> **GIVEN EXERCISE**
Repeat the listing that follows, character for character, minus the pictures.
* Begin *
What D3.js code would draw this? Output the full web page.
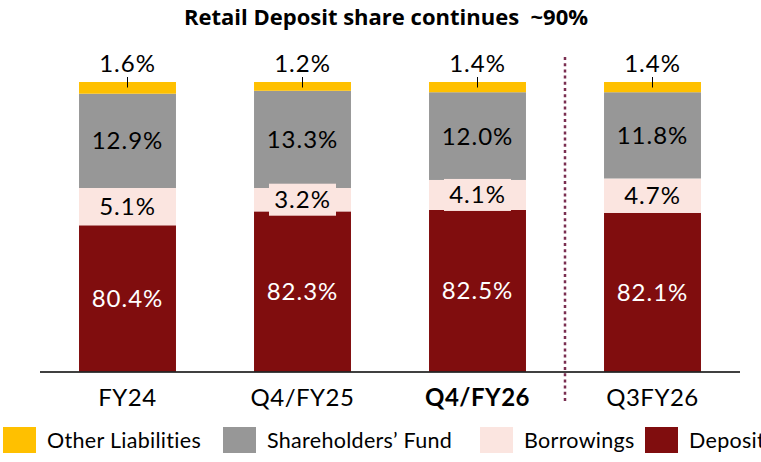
<!DOCTYPE html>
<html>
<head>
<meta charset="utf-8">
<script src="https://cdn.jsdelivr.net/npm/d3@7"></script>
<style>
  body { margin: 0; background: #fff; }
  text { font-family: Lato, "Open Sans", sans-serif; }
</style>
</head>
<body>
<div id="main"></div>
<script>
// data
const categories = ["FY24", "Q4/FY25", "Q4/FY26", "Q3FY26"];
const deposits = [80.4, 82.3, 82.5, 82.1];
const borrowings = [5.1, 3.2, 4.1, 4.7];
const shareholdersFund = [12.9, 13.3, 12.0, 11.8];
const otherLiabilities = [1.6, 1.2, 1.4, 1.4];
const seriesNames = ["Deposits", "Borrowings", "Shareholders\u2019 Fund", "Other Liabilities"];
const legendOrder = ["Other Liabilities", "Shareholders\u2019 Fund", "Borrowings", "Deposits"];
const highlighted = "Q4/FY26";

const ctx = {
    w: 761,
    h: 462,
    left: 40,
    right: 740,
    top: 82,
    base: 371.5,
    yMin: 60.4, // the slide's axis does not start at zero
    colors: {
        "Deposits": "#800d0e",
        "Borrowings": "#fbe5e0",
        "Shareholders\u2019 Fund": "#979797",
        "Other Liabilities": "#ffc000"
    },
    labelColors: {
        "Deposits": "#fff",
        "Borrowings": "#000",
        "Shareholders\u2019 Fund": "#000",
        "Other Liabilities": "#000"
    }
};

function buildRows(){
    return categories.map((c, i) => ({
        cat: c,
        "Deposits": deposits[i],
        "Borrowings": borrowings[i],
        "Shareholders\u2019 Fund": shareholdersFund[i],
        "Other Liabilities": otherLiabilities[i]
    }));
}

function drawBars(svg, rows){
    const x = d3.scaleBand().domain(categories)
        .range([ctx.left, ctx.right])
        .paddingInner(0.446).paddingOuter(0.223);
    const y = d3.scaleLinear().domain([ctx.yMin, 100])
        .range([ctx.base, ctx.top]).clamp(true);
    const stacked = d3.stack().keys(seriesNames)(rows);

    const layers = svg.append("g").selectAll("g")
        .data(stacked).enter().append("g")
        .attr("fill", d => ctx.colors[d.key]);
    layers.selectAll("rect")
        .data(d => d).enter().append("rect")
        .attr("x", d => x(d.data.cat))
        .attr("width", x.bandwidth())
        .attr("y", d => y(d[1]))
        .attr("height", d => y(d[0]) - y(d[1]));

    // labels inside segments (not the thin top one)
    const inner = stacked.filter(s => s.key != "Other Liabilities");
    inner.forEach(function(s){
        const g = svg.append("g");
        s.forEach(function(d){
            const cx = x(d.data.cat) + x.bandwidth() / 2;
            const cy = (y(d[0]) + y(d[1])) / 2;
            if (s.key == "Borrowings") {
                g.append("rect")
                    .attr("x", cx - 33.5).attr("y", cy - 16)
                    .attr("width", 67).attr("height", 32)
                    .attr("fill", ctx.colors[s.key]);
            }
            g.append("text")
                .attr("x", cx).attr("y", cy + 8.5)
                .attr("text-anchor", "middle")
                .attr("font-size", 24)
                .attr("letter-spacing", 1)
                .attr("fill", ctx.labelColors[s.key])
                .text(d.data[s.key].toFixed(1) + "%");
        });
    });

    // top labels with a small leader line
    const top = stacked.find(s => s.key == "Other Liabilities");
    const tg = svg.append("g");
    top.forEach(function(d){
        const cx = x(d.data.cat) + x.bandwidth() / 2;
        tg.append("line")
            .attr("x1", cx).attr("x2", cx)
            .attr("y1", y(d[1]) - 5).attr("y2", y(d[1]) + 5.5)
            .attr("stroke", "#000").attr("stroke-width", 1);
        tg.append("text")
            .attr("x", cx).attr("y", y(d[1]) - 10.5)
            .attr("text-anchor", "middle")
            .attr("font-size", 24)
            .attr("letter-spacing", 1)
            .text(d.data["Other Liabilities"].toFixed(1) + "%");
    });

    // dotted separator before the last quarter
    const sepX = (x(categories[2]) + x.bandwidth() + x(categories[3])) / 2;
    svg.append("line")
        .attr("x1", sepX).attr("x2", sepX)
        .attr("y1", 57).attr("y2", 404)
        .attr("stroke", "#7a2e50").attr("stroke-width", 2.5)
        .attr("stroke-dasharray", "3,3.2");

    // baseline
    svg.append("line")
        .attr("x1", ctx.left).attr("x2", ctx.right)
        .attr("y1", ctx.base + 0.5).attr("y2", ctx.base + 0.5)
        .attr("stroke", "#000").attr("stroke-width", 1.6);

    svg.append("g").selectAll("text")
        .data(categories).enter().append("text")
        .attr("x", d => x(d) + x.bandwidth() / 2)
        .attr("y", 406)
        .attr("text-anchor", "middle")
        .attr("font-size", 24)
        .attr("letter-spacing", 0.5)
        .attr("font-weight", d => d == highlighted ? "bold" : "normal")
        .text(d => d);
}

function drawLegend(svg){
    const legendX = [3, 223, 480, 645];
    const items = svg.append("g").selectAll("g")
        .data(legendOrder).enter().append("g")
        .attr("transform", (d, i) => `translate(${legendX[i]},427)`);
    items.append("rect")
        .attr("width", 33).attr("height", 26)
        .attr("fill", d => ctx.colors[d]);
    items.append("text")
        .attr("x", 44).attr("y", 20.5)
        .attr("font-size", 21.5)
        .attr("letter-spacing", 0.3)
        .text(d => d);
}

function createViz(){
    let svg = d3.select("#main").append("svg")
        .attr("width", ctx.w).attr("height", ctx.h);
    svg.append("text")
        .attr("x", 386).attr("y", 24.5)
        .attr("text-anchor", "middle")
        .attr("font-size", 22)
        .attr("font-weight", "bold")
        .style("font-family", "'Open Sans', sans-serif")
        .style("white-space", "pre")
        .text("Retail Deposit share continues  ~90%");
    drawBars(svg, buildRows());
    drawLegend(svg);
}

createViz();
</script>
</body>
</html>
* End *
> **FULL ANSWER**
What D3.js code would draw this? Output the full web page.
<!DOCTYPE html>
<html>
<head>
<meta charset="utf-8">
<script src="https://cdn.jsdelivr.net/npm/d3@7"></script>
<style>
  body { margin: 0; background: #fff; }
  text { font-family: Lato, "Open Sans", sans-serif; }
</style>
</head>
<body>
<div id="main"></div>
<script>
// data
const categories = ["FY24", "Q4/FY25", "Q4/FY26", "Q3FY26"];
const deposits = [80.4, 82.3, 82.5, 82.1];
const borrowings = [5.1, 3.2, 4.1, 4.7];
const shareholdersFund = [12.9, 13.3, 12.0, 11.8];
const otherLiabilities = [1.6, 1.2, 1.4, 1.4];
const seriesNames = ["Deposits", "Borrowings", "Shareholders\u2019 Fund", "Other Liabilities"];
const legendOrder = ["Other Liabilities", "Shareholders\u2019 Fund", "Borrowings", "Deposits"];
const highlighted = "Q4/FY26";

const ctx = {
    w: 761,
    h: 462,
    left: 40,
    right: 740,
    top: 82,
    base: 371.5,
    yMin: 60.4, // the slide's axis does not start at zero
    colors: {
        "Deposits": "#800d0e",
        "Borrowings": "#fbe5e0",
        "Shareholders\u2019 Fund": "#979797",
        "Other Liabilities": "#ffc000"
    },
    labelColors: {
        "Deposits": "#fff",
        "Borrowings": "#000",
        "Shareholders\u2019 Fund": "#000",
        "Other Liabilities": "#000"
    }
};

function buildRows(){
    return categories.map((c, i) => ({
        cat: c,
        "Deposits": deposits[i],
        "Borrowings": borrowings[i],
        "Shareholders\u2019 Fund": shareholdersFund[i],
        "Other Liabilities": otherLiabilities[i]
    }));
}

function drawBars(svg, rows){
    const x = d3.scaleBand().domain(categories)
        .range([ctx.left, ctx.right])
        .paddingInner(0.446).paddingOuter(0.223);
    const y = d3.scaleLinear().domain([ctx.yMin, 100])
        .range([ctx.base, ctx.top]).clamp(true);
    const stacked = d3.stack().keys(seriesNames)(rows);

    const layers = svg.append("g").selectAll("g")
        .data(stacked).enter().append("g")
        .attr("fill", d => ctx.colors[d.key]);
    layers.selectAll("rect")
        .data(d => d).enter().append("rect")
        .attr("x", d => x(d.data.cat))
        .attr("width", x.bandwidth())
        .attr("y", d => y(d[1]))
        .attr("height", d => y(d[0]) - y(d[1]));

    // labels inside segments (not the thin top one)
    const inner = stacked.filter(s => s.key != "Other Liabilities");
    inner.forEach(function(s){
        const g = svg.append("g");
        s.forEach(function(d){
            const cx = x(d.data.cat) + x.bandwidth() / 2;
            const cy = (y(d[0]) + y(d[1])) / 2;
            if (s.key == "Borrowings") {
                g.append("rect")
                    .attr("x", cx - 33.5).attr("y", cy - 16)
                    .attr("width", 67).attr("height", 32)
                    .attr("fill", ctx.colors[s.key]);
            }
            g.append("text")
                .attr("x", cx).attr("y", cy + 8.5)
                .attr("text-anchor", "middle")
                .attr("font-size", 24)
                .attr("letter-spacing", 1)
                .attr("fill", ctx.labelColors[s.key])
                .text(d.data[s.key].toFixed(1) + "%");
        });
    });

    // top labels with a small leader line
    const top = stacked.find(s => s.key == "Other Liabilities");
    const tg = svg.append("g");
    top.forEach(function(d){
        const cx = x(d.data.cat) + x.bandwidth() / 2;
        tg.append("line")
            .attr("x1", cx).attr("x2", cx)
            .attr("y1", y(d[1]) - 5).attr("y2", y(d[1]) + 5.5)
            .attr("stroke", "#000").attr("stroke-width", 1);
        tg.append("text")
            .attr("x", cx).attr("y", y(d[1]) - 10.5)
            .attr("text-anchor", "middle")
            .attr("font-size", 24)
            .attr("letter-spacing", 1)
            .text(d.data["Other Liabilities"].toFixed(1) + "%");
    });

    // dotted separator before the last quarter
    const sepX = (x(categories[2]) + x.bandwidth() + x(categories[3])) / 2;
    svg.append("line")
        .attr("x1", sepX).attr("x2", sepX)
        .attr("y1", 57).attr("y2", 404)
        .attr("stroke", "#7a2e50").attr("stroke-width", 2.5)
        .attr("stroke-dasharray", "3,3.2");

    // baseline
    svg.append("line")
        .attr("x1", ctx.left).attr("x2", ctx.right)
        .attr("y1", ctx.base + 0.5).attr("y2", ctx.base + 0.5)
        .attr("stroke", "#000").attr("stroke-width", 1.6);

    svg.append("g").selectAll("text")
        .data(categories).enter().append("text")
        .attr("x", d => x(d) + x.bandwidth() / 2)
        .attr("y", 406)
        .attr("text-anchor", "middle")
        .attr("font-size", 24)
        .attr("letter-spacing", 0.5)
        .attr("font-weight", d => d == highlighted ? "bold" : "normal")
        .text(d => d);
}

function drawLegend(svg){
    const legendX = [3, 223, 480, 645];
    const items = svg.append("g").selectAll("g")
        .data(legendOrder).enter().append("g")
        .attr("transform", (d, i) => `translate(${legendX[i]},427)`);
    items.append("rect")
        .attr("width", 33).attr("height", 26)
        .attr("fill", d => ctx.colors[d]);
    items.append("text")
        .attr("x", 44).attr("y", 20.5)
        .attr("font-size", 21.5)
        .attr("letter-spacing", 0.3)
        .text(d => d);
}

function createViz(){
    let svg = d3.select("#main").append("svg")
        .attr("width", ctx.w).attr("height", ctx.h);
    svg.append("text")
        .attr("x", 386).attr("y", 24.5)
        .attr("text-anchor", "middle")
        .attr("font-size", 22)
        .attr("font-weight", "bold")
        .style("font-family", "'Open Sans', sans-serif")
        .style("white-space", "pre")
        .text("Retail Deposit share continues  ~90%");
    drawBars(svg, buildRows());
    drawLegend(svg);
}

createViz();
</script>
</body>
</html>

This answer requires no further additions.